An annulment (or nullity of marriage or nullity of domestic partnership) is when a court says your marriage or domestic partnership is NOT legally valid. For example, a marriage or domestic partnership that is incestuous or bigamous is not valid. Other marriages and partnerships can be declared 'void' if at the time of the marriage one of the following existed:
At least one of the parties must have lived in California for at least 6 months and in the county in which the action is filed for at least 3 months, in order to file a petition for dissolution of marriage.

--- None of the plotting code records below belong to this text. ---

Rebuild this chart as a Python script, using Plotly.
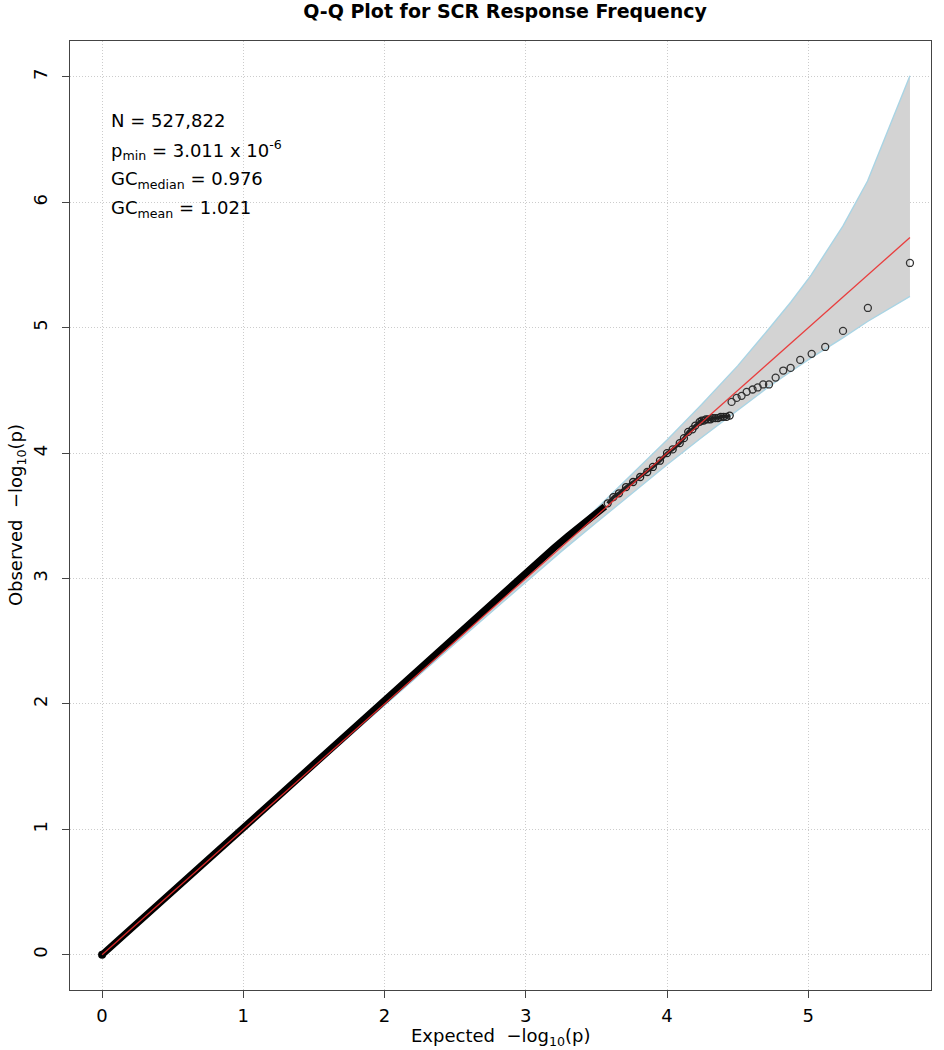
import plotly.graph_objects as go

# confidence band
band_x = [0.0, 1.0, 2.0, 2.5, 3.0, 3.25, 3.5, 3.72, 4.0, 4.245, 4.5, 4.72, 4.877, 5.02, 5.245, 5.42, 5.72]
band_up = [0.0, 1.003, 2.01, 2.518, 3.032, 3.29, 3.557, 3.795, 4.105, 4.388, 4.696, 4.99, 5.206, 5.42, 5.81, 6.17, 7.01]
band_lo = [0.0, 0.997, 1.99, 2.482, 2.970, 3.215, 3.447, 3.652, 3.908, 4.125, 4.345, 4.53, 4.651, 4.76, 4.92, 5.05, 5.25]

# dense part of the observed points
dense_exp = [0.0, 0.25, 0.5, 0.75, 1.0, 1.25, 1.5, 1.75, 2.0, 2.25, 2.5, 2.75, 2.9, 3.0, 3.1, 3.2, 3.3, 3.4, 3.5, 3.56]
dense_obs = [0.0, 0.25, 0.505, 0.76, 1.01, 1.265, 1.52, 1.775, 2.02, 2.28, 2.54, 2.8, 2.955, 3.055, 3.15, 3.245, 3.34, 3.43, 3.52, 3.575]

# overlapping circles
mid_exp = [3.58, 3.62, 3.66, 3.71, 3.76, 3.81, 3.86, 3.90, 3.95, 4.00, 4.04, 4.09, 4.12, 4.15, 4.18, 4.20,
           4.231, 4.245, 4.260, 4.275, 4.291, 4.308, 4.324, 4.342, 4.361, 4.380, 4.400, 4.421, 4.444]
mid_obs = [3.60, 3.65, 3.68, 3.73, 3.77, 3.81, 3.85, 3.89, 3.94, 4.00, 4.03, 4.08, 4.12, 4.17, 4.19, 4.22,
           4.25, 4.26, 4.26, 4.27, 4.27, 4.27, 4.28, 4.28, 4.28, 4.29, 4.29, 4.29, 4.30]

# top hits
tail_exp = [4.457, 4.493, 4.528, 4.564, 4.606, 4.642, 4.681, 4.722, 4.769, 4.823, 4.875, 4.943, 5.024, 5.120, 5.246, 5.422, 5.720]
tail_obs = [4.409, 4.441, 4.457, 4.489, 4.508, 4.524, 4.548, 4.548, 4.603, 4.659, 4.680, 4.744, 4.792, 4.847, 4.975, 5.158, 5.517]

diag = [0.0, 5.72]

stats = ["N = 527,822",
         "p<sub>min</sub> = 3.011 x 10<sup>-6</sup>",
         "GC<sub>median</sub> = 0.976",
         "GC<sub>mean</sub> = 1.021"]
stats_y = [6.65, 6.42, 6.18, 5.95]

FONT = "DejaVu Sans"

fig = go.Figure()

# grey band
fig.add_trace(go.Scatter(
    x=band_x + band_x[::-1],
    y=band_up + band_lo[::-1],
    fill='toself', fillcolor='#d3d3d3',
    line=dict(width=0), mode='lines', hoverinfo='skip',
))
fig.add_trace(go.Scatter(x=band_x, y=band_up, mode='lines', line=dict(color='#a9d4e4', width=1.4)))
fig.add_trace(go.Scatter(x=band_x, y=band_lo, mode='lines', line=dict(color='#a9d4e4', width=1.4)))

fig.add_trace(go.Scatter(
    x=dense_exp, y=dense_obs, mode='lines',
    line=dict(color='black', width=7),
))
fig.add_trace(go.Scatter(
    x=dense_exp[:1], y=dense_obs[:1], mode='markers',
    marker=dict(color='black', size=8),
))
fig.add_trace(go.Scatter(
    x=mid_exp, y=mid_obs, mode='lines+markers',
    line=dict(color='#222', width=3.5),
    marker=dict(symbol='circle-open', size=7, color='#222', line=dict(width=1.3)),
))
fig.add_trace(go.Scatter(
    x=tail_exp, y=tail_obs, mode='markers',
    marker=dict(symbol='circle-open', size=7, color='#333', line=dict(width=1.3)),
))

fig.add_trace(go.Scatter(x=diag, y=diag, mode='lines', line=dict(color='rgba(235,45,45,0.9)', width=1.3)))

for t, yy in zip(stats, stats_y):
    fig.add_annotation(x=0.05, y=yy, xref='x', yref='y', text=t, showarrow=False,
                       xanchor='left', yanchor='middle', font=dict(size=18, color='black', family=FONT))

fig.add_annotation(x=0.5, y=-0.05, xref='paper', yref='paper', text="Expected  \u2212log<sub>10</sub>(p)",
                   showarrow=False, xanchor='center', yanchor='middle', font=dict(size=18, color='black', family=FONT))
fig.add_annotation(x=-0.062, y=0.5, xref='paper', yref='paper', text="Observed  \u2212log<sub>10</sub>(p)",
                   textangle=-90, showarrow=False, xanchor='center', yanchor='middle',
                   font=dict(size=18, color='black', family=FONT))

axis_common = dict(
    showline=True, linecolor='#444', linewidth=1, mirror=True,
    ticks='outside', ticklen=7, tickcolor='#444', tickwidth=1,
    showgrid=True, gridcolor='#cccccc', griddash='1px,2px', gridwidth=1,
    zeroline=False, dtick=1, tick0=0, automargin=False,
    tickfont=dict(size=18, color='black', family=FONT),
)

fig.update_layout(
    width=944, height=1050,
    margin=dict(l=70, r=13, t=41, b=60),
    plot_bgcolor='white', paper_bgcolor='white',
    showlegend=False,
    title=dict(text="<b>Q-Q Plot for SCR Response Frequency</b>", x=0.535, xanchor='center',
               y=0.9895, yanchor='middle', automargin=False,
               font=dict(size=19, color='black', family=FONT)),
    xaxis=dict(range=[-0.227, 5.869], ticklabelstandoff=2, **axis_common),
    yaxis=dict(range=[-0.281, 7.287], tickangle=-90, ticklabelstandoff=8, **axis_common),
)

# drop the default 8px body margin so the figure fills the window
fig.write_html("out.html", config={'displayModeBar': False},
               post_script="document.body.style.margin='0px';")
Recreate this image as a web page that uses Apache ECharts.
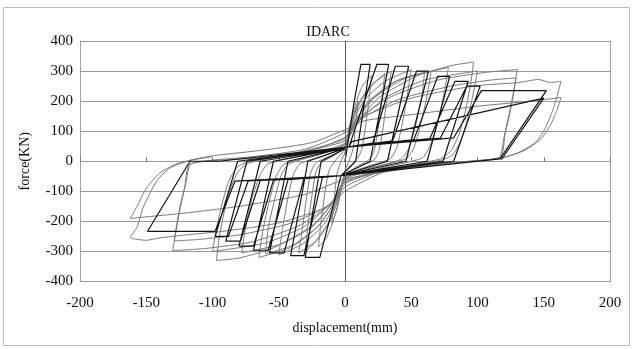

Yes. Temporary restraining orders (rules prohibiting both of you from doing certain things) go into effect automatically when the divorce process begins. For example, neither of you will be allowed to take your minor children out of state without the other spouse's written permission or a court order. Usually neither of you will be allowed to cancel or change the beneficiaries on your insurance policies or transfer property. Also, you will be required to notify your spouse before any out of the ordinary spending, and be prepared to account for such expenditures to a judge. These requirements are described on the back of the divorce Summons.
California is a community property state. In a community property state, property is classified as either community property or separate property. Community property, but not separate property, will be divided equally in a dissolution of marriage.
All property that you and your spouse acquired through labor or skill during the marriage is presumed to be community property. Each spouse is entitled to one-half of the community property. This is true even if only one spouse worked outside of the home during the marriage and even if the property is in only one spouse's name. Usually, debts incurred during the marriage are community debts as well. This includes credit card bills, even if the card is in your name only. Student loans can be an exception and can be considered separate property debts.
Community property assets and debts are divided equally unless you and your spouse agree to an unequal division, or unless there are more debts than assets. Keep in mind that if your spouse agrees to pay a community debt and fails to do so (or files for bankruptcy and discharges the debt), you may have to pay the creditor. If you and your spouse cannot agree on the division of your assets and debts, a judge will make the decision for you. Division of assets and debts can be complicated. You should seek legal advice before entering into any such agreement, and if you have already signed away your rights to certain property, consult an attorney to find out if you are bound by the agreement.
Separate property is property acquired before your marriage, including rents or profits received from these items; property received after the date of your separation with your separate property earnings; inheritances that were received either before or during the marriage; and gifts to you alone, not to you and your spouse. Separate property is not divided during dissolution. Problems with identifying separate property occur when separate property has been mixed or commingled with community property. (The community may acquire an interest in separate property over time.) However, you may be entitled to receive your separate property back even if it has been mixed. There are complex tracing requirements where property has been mixed. Debts incurred before your marriage or after your separation are considered your separate property debts as well.
The court will require you to file proof that you delivered to your spouse a disclosure of all of your community and separate property, and your income and expenses. Determining the character of property (community, separate, separate which the community has an interest in) can be complicated and mistakes can be costly. Obtain legal advice to make sure that your property is correctly characterized as community or separate.